Your task
Start at the line containing "Emit a web page that matches this image, drawn with Chart.js." and stop at the line containing "const neuronCaudalFit = [399, 655];"; copy those lines exactly, both ends included, and no others.

Exercise materials
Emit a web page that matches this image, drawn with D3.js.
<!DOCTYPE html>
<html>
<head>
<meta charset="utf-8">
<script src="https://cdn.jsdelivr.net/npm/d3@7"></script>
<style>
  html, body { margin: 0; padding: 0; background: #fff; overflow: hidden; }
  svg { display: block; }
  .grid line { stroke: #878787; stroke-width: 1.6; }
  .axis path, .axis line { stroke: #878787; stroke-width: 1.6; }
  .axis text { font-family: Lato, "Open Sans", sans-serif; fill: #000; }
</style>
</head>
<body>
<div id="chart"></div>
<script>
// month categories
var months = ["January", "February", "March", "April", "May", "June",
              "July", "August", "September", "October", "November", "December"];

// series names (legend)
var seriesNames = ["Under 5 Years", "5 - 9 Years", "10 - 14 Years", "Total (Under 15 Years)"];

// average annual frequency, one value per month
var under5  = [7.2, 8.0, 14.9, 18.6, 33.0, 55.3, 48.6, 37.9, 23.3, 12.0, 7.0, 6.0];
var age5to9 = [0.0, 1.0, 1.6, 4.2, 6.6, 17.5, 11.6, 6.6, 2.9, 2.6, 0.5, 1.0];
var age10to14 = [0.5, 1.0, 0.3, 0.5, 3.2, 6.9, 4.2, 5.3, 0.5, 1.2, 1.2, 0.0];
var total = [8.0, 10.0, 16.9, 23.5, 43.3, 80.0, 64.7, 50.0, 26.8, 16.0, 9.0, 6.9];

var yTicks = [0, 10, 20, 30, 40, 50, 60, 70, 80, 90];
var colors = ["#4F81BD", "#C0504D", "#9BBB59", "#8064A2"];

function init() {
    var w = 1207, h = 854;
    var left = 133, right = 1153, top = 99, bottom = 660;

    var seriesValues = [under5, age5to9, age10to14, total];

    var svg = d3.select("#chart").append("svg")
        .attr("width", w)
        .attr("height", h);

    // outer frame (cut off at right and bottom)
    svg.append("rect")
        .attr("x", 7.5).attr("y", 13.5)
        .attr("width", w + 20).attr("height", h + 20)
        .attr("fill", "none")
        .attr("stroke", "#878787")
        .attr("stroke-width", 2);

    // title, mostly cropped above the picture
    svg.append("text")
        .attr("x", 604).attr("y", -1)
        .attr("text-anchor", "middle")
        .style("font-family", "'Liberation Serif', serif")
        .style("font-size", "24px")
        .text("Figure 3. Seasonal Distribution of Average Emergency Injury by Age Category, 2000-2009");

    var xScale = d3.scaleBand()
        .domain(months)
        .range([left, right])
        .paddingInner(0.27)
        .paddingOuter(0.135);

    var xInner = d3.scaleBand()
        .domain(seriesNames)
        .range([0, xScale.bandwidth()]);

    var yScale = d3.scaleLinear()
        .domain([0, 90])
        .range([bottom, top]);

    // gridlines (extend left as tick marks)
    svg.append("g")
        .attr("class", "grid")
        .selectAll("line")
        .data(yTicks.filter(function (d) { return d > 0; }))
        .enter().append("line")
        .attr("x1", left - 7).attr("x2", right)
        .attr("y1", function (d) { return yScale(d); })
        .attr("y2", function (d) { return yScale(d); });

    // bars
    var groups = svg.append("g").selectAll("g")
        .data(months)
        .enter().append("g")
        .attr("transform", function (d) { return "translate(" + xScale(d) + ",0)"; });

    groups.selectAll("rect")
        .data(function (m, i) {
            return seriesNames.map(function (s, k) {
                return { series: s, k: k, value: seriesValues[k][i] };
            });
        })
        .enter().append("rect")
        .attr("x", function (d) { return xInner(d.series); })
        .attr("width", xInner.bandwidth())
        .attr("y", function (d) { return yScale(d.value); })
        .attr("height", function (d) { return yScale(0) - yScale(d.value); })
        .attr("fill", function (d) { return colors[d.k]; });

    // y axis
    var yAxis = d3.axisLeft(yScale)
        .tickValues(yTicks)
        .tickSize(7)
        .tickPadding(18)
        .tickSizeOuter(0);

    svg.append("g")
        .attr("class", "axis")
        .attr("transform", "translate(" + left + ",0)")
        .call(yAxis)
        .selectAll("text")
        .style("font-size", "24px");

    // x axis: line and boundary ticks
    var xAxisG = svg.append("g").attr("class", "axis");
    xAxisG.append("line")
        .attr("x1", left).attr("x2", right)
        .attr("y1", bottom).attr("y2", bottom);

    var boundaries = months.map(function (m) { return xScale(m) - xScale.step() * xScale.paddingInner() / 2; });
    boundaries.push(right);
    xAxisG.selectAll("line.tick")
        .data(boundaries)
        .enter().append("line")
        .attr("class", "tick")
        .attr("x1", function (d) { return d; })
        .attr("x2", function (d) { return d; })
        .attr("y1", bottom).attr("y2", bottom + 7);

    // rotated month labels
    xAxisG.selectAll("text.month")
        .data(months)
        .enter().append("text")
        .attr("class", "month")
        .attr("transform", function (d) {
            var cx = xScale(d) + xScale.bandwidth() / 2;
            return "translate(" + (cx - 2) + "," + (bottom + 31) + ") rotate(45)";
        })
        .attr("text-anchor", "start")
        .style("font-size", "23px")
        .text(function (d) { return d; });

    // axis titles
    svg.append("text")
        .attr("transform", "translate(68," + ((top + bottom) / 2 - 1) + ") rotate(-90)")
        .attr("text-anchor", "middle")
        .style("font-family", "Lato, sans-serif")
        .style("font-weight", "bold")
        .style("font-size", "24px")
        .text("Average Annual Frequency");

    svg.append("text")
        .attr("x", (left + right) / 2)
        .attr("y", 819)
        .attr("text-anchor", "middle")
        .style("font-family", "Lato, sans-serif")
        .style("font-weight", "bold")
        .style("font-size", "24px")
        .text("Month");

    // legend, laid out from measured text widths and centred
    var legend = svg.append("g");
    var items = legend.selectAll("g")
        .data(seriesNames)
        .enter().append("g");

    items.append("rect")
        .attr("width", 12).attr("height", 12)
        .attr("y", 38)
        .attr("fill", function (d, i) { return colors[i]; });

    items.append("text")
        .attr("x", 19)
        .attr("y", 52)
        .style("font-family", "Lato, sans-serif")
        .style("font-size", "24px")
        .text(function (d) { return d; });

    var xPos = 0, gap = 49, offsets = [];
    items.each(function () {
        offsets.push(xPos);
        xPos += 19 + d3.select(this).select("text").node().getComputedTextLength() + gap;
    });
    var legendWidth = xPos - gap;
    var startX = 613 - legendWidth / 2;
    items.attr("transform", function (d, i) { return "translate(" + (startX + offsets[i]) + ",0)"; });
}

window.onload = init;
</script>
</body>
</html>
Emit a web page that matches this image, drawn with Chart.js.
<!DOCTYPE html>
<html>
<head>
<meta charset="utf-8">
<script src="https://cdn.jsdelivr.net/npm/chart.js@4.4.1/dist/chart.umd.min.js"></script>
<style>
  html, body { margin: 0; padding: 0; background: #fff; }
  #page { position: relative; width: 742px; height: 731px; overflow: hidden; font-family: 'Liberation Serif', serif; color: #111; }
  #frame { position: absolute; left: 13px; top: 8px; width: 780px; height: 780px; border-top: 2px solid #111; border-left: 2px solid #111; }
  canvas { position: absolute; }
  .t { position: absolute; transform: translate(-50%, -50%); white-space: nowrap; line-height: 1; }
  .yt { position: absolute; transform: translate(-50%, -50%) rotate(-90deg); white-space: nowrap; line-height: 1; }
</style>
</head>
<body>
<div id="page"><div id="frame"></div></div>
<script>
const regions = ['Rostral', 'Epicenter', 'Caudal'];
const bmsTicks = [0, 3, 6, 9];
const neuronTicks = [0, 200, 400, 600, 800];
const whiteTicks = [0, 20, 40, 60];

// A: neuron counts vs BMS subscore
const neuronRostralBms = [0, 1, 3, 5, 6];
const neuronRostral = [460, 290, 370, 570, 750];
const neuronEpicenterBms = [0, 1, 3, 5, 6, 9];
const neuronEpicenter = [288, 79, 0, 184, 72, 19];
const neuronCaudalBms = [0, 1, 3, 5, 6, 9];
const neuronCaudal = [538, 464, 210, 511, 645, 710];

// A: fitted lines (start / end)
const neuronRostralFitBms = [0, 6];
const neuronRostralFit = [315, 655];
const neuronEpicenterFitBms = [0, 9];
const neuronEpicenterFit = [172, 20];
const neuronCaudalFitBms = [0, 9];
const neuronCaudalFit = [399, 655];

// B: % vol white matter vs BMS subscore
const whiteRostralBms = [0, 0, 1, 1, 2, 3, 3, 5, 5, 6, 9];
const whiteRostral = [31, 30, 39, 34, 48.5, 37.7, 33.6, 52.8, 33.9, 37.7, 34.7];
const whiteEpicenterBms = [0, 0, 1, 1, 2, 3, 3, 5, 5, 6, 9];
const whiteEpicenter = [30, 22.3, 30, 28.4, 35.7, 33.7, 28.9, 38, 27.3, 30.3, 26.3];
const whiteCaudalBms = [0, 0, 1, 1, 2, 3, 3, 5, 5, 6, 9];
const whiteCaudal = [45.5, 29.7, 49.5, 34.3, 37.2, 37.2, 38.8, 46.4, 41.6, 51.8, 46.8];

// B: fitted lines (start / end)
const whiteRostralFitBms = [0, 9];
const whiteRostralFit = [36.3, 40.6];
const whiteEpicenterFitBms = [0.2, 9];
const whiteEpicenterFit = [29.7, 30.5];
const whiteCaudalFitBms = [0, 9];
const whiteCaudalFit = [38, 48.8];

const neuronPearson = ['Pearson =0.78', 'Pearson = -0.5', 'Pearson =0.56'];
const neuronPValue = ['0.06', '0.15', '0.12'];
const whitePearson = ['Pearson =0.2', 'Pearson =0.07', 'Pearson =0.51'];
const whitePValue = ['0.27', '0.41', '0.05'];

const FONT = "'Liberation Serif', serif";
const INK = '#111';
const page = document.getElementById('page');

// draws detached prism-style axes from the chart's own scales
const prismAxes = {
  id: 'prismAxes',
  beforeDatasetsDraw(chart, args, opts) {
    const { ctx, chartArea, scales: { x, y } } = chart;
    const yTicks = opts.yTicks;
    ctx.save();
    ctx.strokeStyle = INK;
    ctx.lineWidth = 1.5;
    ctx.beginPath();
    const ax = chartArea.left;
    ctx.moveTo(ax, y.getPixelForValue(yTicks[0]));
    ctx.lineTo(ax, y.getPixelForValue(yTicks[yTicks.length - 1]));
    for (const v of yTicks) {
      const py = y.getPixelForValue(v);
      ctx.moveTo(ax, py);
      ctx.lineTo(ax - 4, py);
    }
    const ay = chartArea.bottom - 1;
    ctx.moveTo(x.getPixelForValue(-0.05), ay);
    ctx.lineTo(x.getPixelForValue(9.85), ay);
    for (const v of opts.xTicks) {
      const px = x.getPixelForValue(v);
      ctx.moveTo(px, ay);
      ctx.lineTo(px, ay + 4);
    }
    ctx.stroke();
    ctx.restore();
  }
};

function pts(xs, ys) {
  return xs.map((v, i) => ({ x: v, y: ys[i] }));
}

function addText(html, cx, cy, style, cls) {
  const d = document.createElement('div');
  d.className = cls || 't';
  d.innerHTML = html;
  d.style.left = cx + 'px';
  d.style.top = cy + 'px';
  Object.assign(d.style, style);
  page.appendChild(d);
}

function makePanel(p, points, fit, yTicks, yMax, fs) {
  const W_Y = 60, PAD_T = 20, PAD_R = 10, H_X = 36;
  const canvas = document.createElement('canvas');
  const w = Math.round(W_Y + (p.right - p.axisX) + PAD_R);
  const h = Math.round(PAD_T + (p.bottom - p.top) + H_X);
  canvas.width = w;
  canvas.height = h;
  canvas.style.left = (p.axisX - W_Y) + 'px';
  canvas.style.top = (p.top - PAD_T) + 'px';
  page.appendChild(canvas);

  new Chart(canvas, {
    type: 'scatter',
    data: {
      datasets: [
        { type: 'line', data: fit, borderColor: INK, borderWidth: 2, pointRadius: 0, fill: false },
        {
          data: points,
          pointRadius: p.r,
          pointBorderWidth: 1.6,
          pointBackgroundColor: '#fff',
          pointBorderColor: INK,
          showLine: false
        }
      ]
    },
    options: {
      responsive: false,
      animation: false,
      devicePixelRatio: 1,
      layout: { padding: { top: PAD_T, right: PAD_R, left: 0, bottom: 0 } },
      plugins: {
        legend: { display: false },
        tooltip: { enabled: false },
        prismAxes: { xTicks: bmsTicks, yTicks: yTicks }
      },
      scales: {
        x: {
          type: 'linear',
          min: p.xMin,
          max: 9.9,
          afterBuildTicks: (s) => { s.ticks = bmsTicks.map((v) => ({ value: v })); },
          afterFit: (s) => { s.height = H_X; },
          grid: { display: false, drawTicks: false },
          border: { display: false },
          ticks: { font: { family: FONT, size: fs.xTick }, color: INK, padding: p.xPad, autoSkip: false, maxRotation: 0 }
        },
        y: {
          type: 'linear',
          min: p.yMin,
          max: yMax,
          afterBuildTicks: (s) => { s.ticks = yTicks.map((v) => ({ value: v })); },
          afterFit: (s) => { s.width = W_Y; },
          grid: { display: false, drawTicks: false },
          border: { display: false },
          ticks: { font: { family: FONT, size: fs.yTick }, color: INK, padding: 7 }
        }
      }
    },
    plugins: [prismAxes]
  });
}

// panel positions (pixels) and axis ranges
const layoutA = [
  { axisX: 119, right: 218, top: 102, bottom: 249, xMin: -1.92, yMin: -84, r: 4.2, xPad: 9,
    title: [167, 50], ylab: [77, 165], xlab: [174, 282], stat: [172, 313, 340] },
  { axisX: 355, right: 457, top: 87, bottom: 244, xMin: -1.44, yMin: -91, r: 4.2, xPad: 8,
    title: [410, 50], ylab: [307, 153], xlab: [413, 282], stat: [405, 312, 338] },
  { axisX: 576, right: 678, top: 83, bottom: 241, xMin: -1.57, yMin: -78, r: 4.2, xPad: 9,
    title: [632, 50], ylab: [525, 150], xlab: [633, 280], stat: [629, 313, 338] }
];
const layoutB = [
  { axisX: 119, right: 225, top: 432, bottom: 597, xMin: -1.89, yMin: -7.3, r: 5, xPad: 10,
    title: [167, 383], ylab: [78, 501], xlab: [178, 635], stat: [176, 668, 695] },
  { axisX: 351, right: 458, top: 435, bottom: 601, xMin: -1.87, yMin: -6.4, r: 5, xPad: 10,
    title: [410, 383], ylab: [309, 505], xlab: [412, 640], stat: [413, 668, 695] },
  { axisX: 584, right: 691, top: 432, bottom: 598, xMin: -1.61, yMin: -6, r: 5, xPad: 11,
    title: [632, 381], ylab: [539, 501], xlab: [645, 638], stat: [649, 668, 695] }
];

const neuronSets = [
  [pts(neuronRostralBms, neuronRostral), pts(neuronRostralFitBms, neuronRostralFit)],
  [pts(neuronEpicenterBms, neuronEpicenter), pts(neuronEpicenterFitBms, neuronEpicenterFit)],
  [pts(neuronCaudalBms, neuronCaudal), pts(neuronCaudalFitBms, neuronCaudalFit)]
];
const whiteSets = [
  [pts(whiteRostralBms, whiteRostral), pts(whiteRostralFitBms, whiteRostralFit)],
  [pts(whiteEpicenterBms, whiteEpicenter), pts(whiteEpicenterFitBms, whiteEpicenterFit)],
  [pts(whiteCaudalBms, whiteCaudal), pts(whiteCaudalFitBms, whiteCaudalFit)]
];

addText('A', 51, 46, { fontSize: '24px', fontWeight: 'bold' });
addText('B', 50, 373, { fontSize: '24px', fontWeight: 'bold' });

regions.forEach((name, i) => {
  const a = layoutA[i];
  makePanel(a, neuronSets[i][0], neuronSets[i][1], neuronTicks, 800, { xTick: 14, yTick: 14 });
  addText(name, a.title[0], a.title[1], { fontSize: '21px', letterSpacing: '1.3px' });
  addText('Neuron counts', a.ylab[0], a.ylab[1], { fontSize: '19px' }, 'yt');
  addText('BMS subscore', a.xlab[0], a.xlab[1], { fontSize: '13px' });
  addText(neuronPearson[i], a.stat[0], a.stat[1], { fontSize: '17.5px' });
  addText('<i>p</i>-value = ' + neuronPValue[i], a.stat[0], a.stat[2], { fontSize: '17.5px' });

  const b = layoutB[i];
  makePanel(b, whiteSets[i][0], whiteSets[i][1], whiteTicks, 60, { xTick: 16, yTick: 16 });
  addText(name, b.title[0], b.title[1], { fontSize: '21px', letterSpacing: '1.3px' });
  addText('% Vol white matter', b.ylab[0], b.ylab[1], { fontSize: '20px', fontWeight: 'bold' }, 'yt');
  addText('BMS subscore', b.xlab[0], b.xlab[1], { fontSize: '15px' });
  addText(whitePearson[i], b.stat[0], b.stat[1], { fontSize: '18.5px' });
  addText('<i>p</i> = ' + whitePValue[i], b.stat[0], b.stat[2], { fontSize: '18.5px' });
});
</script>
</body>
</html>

Exercise answer
Emit a web page that matches this image, drawn with Chart.js.
<!DOCTYPE html>
<html>
<head>
<meta charset="utf-8">
<script src="https://cdn.jsdelivr.net/npm/chart.js@4.4.1/dist/chart.umd.min.js"></script>
<style>
  html, body { margin: 0; padding: 0; background: #fff; }
  #page { position: relative; width: 742px; height: 731px; overflow: hidden; font-family: 'Liberation Serif', serif; color: #111; }
  #frame { position: absolute; left: 13px; top: 8px; width: 780px; height: 780px; border-top: 2px solid #111; border-left: 2px solid #111; }
  canvas { position: absolute; }
  .t { position: absolute; transform: translate(-50%, -50%); white-space: nowrap; line-height: 1; }
  .yt { position: absolute; transform: translate(-50%, -50%) rotate(-90deg); white-space: nowrap; line-height: 1; }
</style>
</head>
<body>
<div id="page"><div id="frame"></div></div>
<script>
const regions = ['Rostral', 'Epicenter', 'Caudal'];
const bmsTicks = [0, 3, 6, 9];
const neuronTicks = [0, 200, 400, 600, 800];
const whiteTicks = [0, 20, 40, 60];

// A: neuron counts vs BMS subscore
const neuronRostralBms = [0, 1, 3, 5, 6];
const neuronRostral = [460, 290, 370, 570, 750];
const neuronEpicenterBms = [0, 1, 3, 5, 6, 9];
const neuronEpicenter = [288, 79, 0, 184, 72, 19];
const neuronCaudalBms = [0, 1, 3, 5, 6, 9];
const neuronCaudal = [538, 464, 210, 511, 645, 710];

// A: fitted lines (start / end)
const neuronRostralFitBms = [0, 6];
const neuronRostralFit = [315, 655];
const neuronEpicenterFitBms = [0, 9];
const neuronEpicenterFit = [172, 20];
const neuronCaudalFitBms = [0, 9];
const neuronCaudalFit = [399, 655];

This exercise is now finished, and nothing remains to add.